I successfully migrated my blog archive from Jekyll to micro.blog. I haven’t seen much written about this, so let me share how I did it. This definitely requires a bit of hacking but the result worked very well. I followed the general pattern that Manton Reece shared in his Timetable migration to micro.blog post.

You can grab the code and use it as a starting point. The script won’t win any prizes for elegance, but it only needed to work once. Here is the Python code as well as the Jekyll template for JSONFeed that I used.

Get Content Ready

Technically Jekyll is just a collection of Markdown files and image assets. it seems like it should be easy. However, Jekyll markdown files all have a variety of Front Matter metadata that is only meaningful to Jekyll. You almost certainly have Liquid Tags in the content as well. So, let’s make Jekyll do the work of helping us out of its issues.

I already had a JSON Feed endpoint. I removed the post limit from it so it would generate a JSON Feed with all blog posts instead of just the most recent 10. I then told Jekyll to generate the site jekyll build and I was pretty much ready. I now had a full JSON Feed file with every blog post with no Liquid Tags either.

I didn’t want to bring categories or tags over, but if you did you could easily add that to the JSON Feed export and catch it in the import.

Content is in HTML

The JSON Feed file is great, but the content is in HTML and I need Markdown to give to micro.blog. Pandoc and pypandoc did an awesome job at this. I created a Python 3 script to open the JSON Feed file as a JSON object and then iterate through the posts. I used Pandoc to convert each content_html element into Markdown. Note I for sure would use Python 3 for the sensible handling of UTF-8.

This one line of code just made me gleeful.

md = pypandoc.convert_text(i['content_html'], 'md', format='html')

Images

Now that I had Markdown I was getting really close but I have thousands of linked images to import as well. I need to get the images uploaded to micro.blog, and then I need to update the URLs.

I created a regular expression (magic!) match to all image links that pointed to my own website. I could key this off a well defined path, /assets/. Since I was working out of a generated static site those images were all on the local file system so I parsed out the path from the URL, checked to make sure the file was found and uploaded it to micro.blog. I then used the generated URL returned from micro.blog to update the old one in the Markdown.

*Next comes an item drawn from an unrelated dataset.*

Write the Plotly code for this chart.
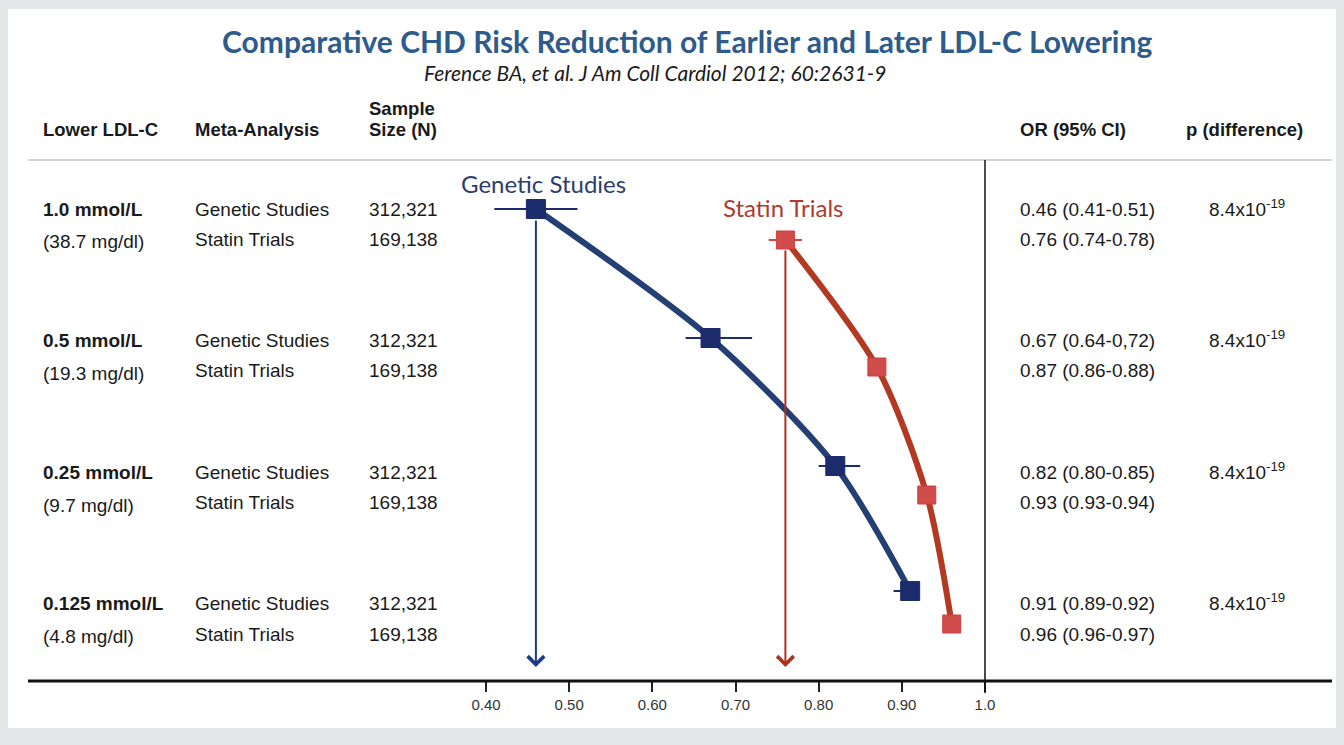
import plotly.graph_objects as go

# ---- data -------------------------------------------------------------
ldl_mmol = ["1.0 mmol/L", "0.5 mmol/L", "0.25 mmol/L", "0.125 mmol/L"]
ldl_mgdl = ["(38.7 mg/dl)", "(19.3 mg/dl)", "(9.7 mg/dl)", "(4.8 mg/dl)"]

genetic_n = "312,321"
statin_n = "169,138"

genetic_or = [0.46, 0.67, 0.82, 0.91]
genetic_lo = [0.41, 0.64, 0.80, 0.89]
genetic_hi = [0.51, 0.72, 0.85, 0.92]
genetic_txt = ["0.46 (0.41-0.51)", "0.67 (0.64-0,72)", "0.82 (0.80-0.85)", "0.91 (0.89-0.92)"]

statin_or = [0.76, 0.87, 0.93, 0.96]
statin_lo = [0.74, 0.86, 0.93, 0.96]
statin_hi = [0.78, 0.88, 0.94, 0.97]
statin_txt = ["0.76 (0.74-0.78)", "0.87 (0.86-0.88)", "0.93 (0.93-0.94)", "0.96 (0.96-0.97)"]

p_diff = ["8.4x10<sup>-19</sup>"] * 4

tick_vals = [0.40, 0.50, 0.60, 0.70, 0.80, 0.90, 1.0]
tick_text = ["0.40", "0.50", "0.60", "0.70", "0.80", "0.90", "1.0"]
null_or = 1.0

# ---- layout constants (pixels) -----------------------------------------
W, H = 1344, 745
row_text_y = [209, 340, 472, 603]      # first line of each row block
row_gap = 31                            # second line offset
gen_mark_y = [209, 338, 466, 591]
sta_mark_y = [240, 367, 495, 624]
axis_y = 681
header_y = 160

px_per_unit = (985 - 486) / 0.6
x_range = [0.4 - 486 / px_per_unit, 0.4 + (W - 486) / px_per_unit]

BLUE = "#1b2b6b"
BLUE_LINE = "#243f73"
RED = "#cf4c4a"
RED_LINE = "#b23a22"
TITLE_BLUE = "#2d5b8c"
TABLE_FONT = "Liberation Sans, Arial, sans-serif"
LABEL_FONT = "Lato, Open Sans, sans-serif"
TXT = "#1a1a1a"


def px(x):
    return x / W


def py(y):
    return 1 - y / H


fig = go.Figure()

# connecting curves
fig.add_trace(go.Scatter(x=genetic_or, y=gen_mark_y, mode="lines",
                         line=dict(color=BLUE_LINE, width=6, shape="spline", smoothing=0.8),
                         hoverinfo="skip"))
fig.add_trace(go.Scatter(x=statin_or, y=sta_mark_y, mode="lines",
                         line=dict(color=RED_LINE, width=6, shape="spline", smoothing=0.8),
                         hoverinfo="skip"))

# point estimates with 95% CI
fig.add_trace(go.Scatter(
    x=genetic_or, y=gen_mark_y, mode="markers",
    marker=dict(symbol="square", size=19, color=BLUE, line=dict(color=BLUE, width=1)),
    error_x=dict(type="data", symmetric=False,
                 array=[h - o for h, o in zip(genetic_hi, genetic_or)],
                 arrayminus=[o - l for o, l in zip(genetic_or, genetic_lo)],
                 color=BLUE, thickness=2, width=0),
    name="Genetic Studies"))
fig.add_trace(go.Scatter(
    x=statin_or, y=sta_mark_y, mode="markers",
    marker=dict(symbol="square", size=18, color=RED, line=dict(color="#c9403e", width=1)),
    error_x=dict(type="data", symmetric=False,
                 array=[h - o for h, o in zip(statin_hi, statin_or)],
                 arrayminus=[o - l for o, l in zip(statin_or, statin_lo)],
                 color="#c74a45", thickness=2, width=0),
    name="Statin Trials"))

shapes = [
    # white panel
    dict(type="rect", xref="paper", yref="paper", x0=px(8), x1=px(1336), y0=py(728), y1=py(9),
         fillcolor="white", line=dict(width=0), layer="below"),
    # header rule
    dict(type="line", xref="paper", yref="paper", x0=px(28), x1=px(1332), y0=py(header_y), y1=py(header_y),
         line=dict(color="#cfd2d6", width=2), layer="below"),
    # baseline
    dict(type="line", xref="paper", yref="paper", x0=px(28), x1=px(1332), y0=py(axis_y), y1=py(axis_y),
         line=dict(color="#111111", width=3)),
    # line of no effect
    dict(type="line", xref="x", yref="y", x0=null_or, x1=null_or, y0=header_y, y1=axis_y + 12,
         line=dict(color="#111111", width=1.5)),
]

ann = []


def text(x, y, s, size=19, bold=False, color=TXT, anchor="left", family=TABLE_FONT, italic=False):
    if bold:
        s = f"<b>{s}</b>"
    if italic:
        s = f"<i>{s}</i>"
    ann.append(dict(x=px(x), y=py(y), xref="paper", yref="paper", text=s, showarrow=False,
                    xanchor=anchor, yanchor="middle", font=dict(family=family, size=size, color=color)))


# titles
text(687, 41, "Comparative CHD Risk Reduction of Earlier and Later LDL-C Lowering", size=30, bold=True,
     color=TITLE_BLUE, anchor="center", family=LABEL_FONT)
text(655, 72, "Ference BA, et al. J Am Coll Cardiol 2012; 60:2631-9", size=21, italic=True,
     color="#1a1a1a", anchor="center", family=LABEL_FONT)

# column headers
text(41, 130, "Lower LDL-C", size=18.5, bold=True)
text(193, 130, "Meta-Analysis", size=18.5, bold=True)
text(367, 108, "Sample", size=18.5, bold=True)
text(367, 130, "Size (N)", size=18.5, bold=True)
text(1018, 130, "OR (95% CI)", size=18.5, bold=True)
text(1184, 130, "p (difference)", size=18.5, bold=True)

# table rows
for i in range(4):
    y1 = row_text_y[i]
    y2 = y1 + row_gap
    text(41, y1, ldl_mmol[i], bold=True)
    text(41, y2 + 2, ldl_mgdl[i])
    text(193, y1, "Genetic Studies")
    text(193, y2, "Statin Trials")
    text(367, y1, genetic_n)
    text(367, y2, statin_n)
    text(1018, y1, genetic_txt[i])
    text(1018, y2, statin_txt[i])
    text(1207, y1 - 1, p_diff[i])

# series labels
text(543, 183, "Genetic Studies", size=24, color="#2c3e70", anchor="center", family=LABEL_FONT)
text(783, 208, "Statin Trials", size=24, color="#b03a2e", anchor="center", family=LABEL_FONT)

# arrows dropping from the largest-effect estimates to the axis
for xv, y0, col in [(genetic_or[0], gen_mark_y[0] + 10, "#1c3a8a"), (statin_or[0], sta_mark_y[0] + 9, "#b0301e")]:
    ann.append(dict(x=xv, y=axis_y - 14, ax=xv, ay=y0, xref="x", yref="y", axref="x", ayref="y",
                    text="", showarrow=True, arrowhead=4, arrowsize=1.6, arrowwidth=2, arrowcolor=col))

fig.update_layout(
    width=W, height=H, margin=dict(l=0, r=0, t=0, b=0),
    paper_bgcolor="#e6e7e9", plot_bgcolor="rgba(0,0,0,0)",
    showlegend=False, shapes=shapes, annotations=ann,
    xaxis=dict(range=x_range, domain=[0, 1], anchor="free", position=(H - axis_y) / H,
               showgrid=False, zeroline=False, showline=False,
               ticks="outside", ticklen=10, tickwidth=2, tickcolor="#222222",
               tickvals=tick_vals, ticktext=tick_text,
               tickfont=dict(family=TABLE_FONT, size=15, color="#333333"), fixedrange=True),
    yaxis=dict(range=[H, 0], domain=[0, 1], visible=False, fixedrange=True),
)

fig.write_html("out.html")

Markdown made this a lot easier without all the HTML cruft.

urls = re.findall(r'(?:https://www.thingelstad.com)?(/assets/[\.\w\d\/\_\-]+)', md)

Testing if the file exists was a good validator. I found a few issues with my regular expression and a couple of badly formatted blog posts that failed and was able to fix the formatting before importing. Also, since I only needed to run this once for some of the issues it was easier to fix the JSON Feed source instead of coding around it.

Import!

With all posts successfully converting via Pandoc, and all images matching on the file system, I ran the script with a polite sleep(2) wait in the loop to make things easier for micro.blog servers and it all worked like a charm. Imported over 1,600 posts and 800MB of images.

I still have broken links internally. I don’t think there would be any way for me to fix internal links between posts because everything is changing for those, but I’ll use Integrity to scan for broken internal links and fix them manually.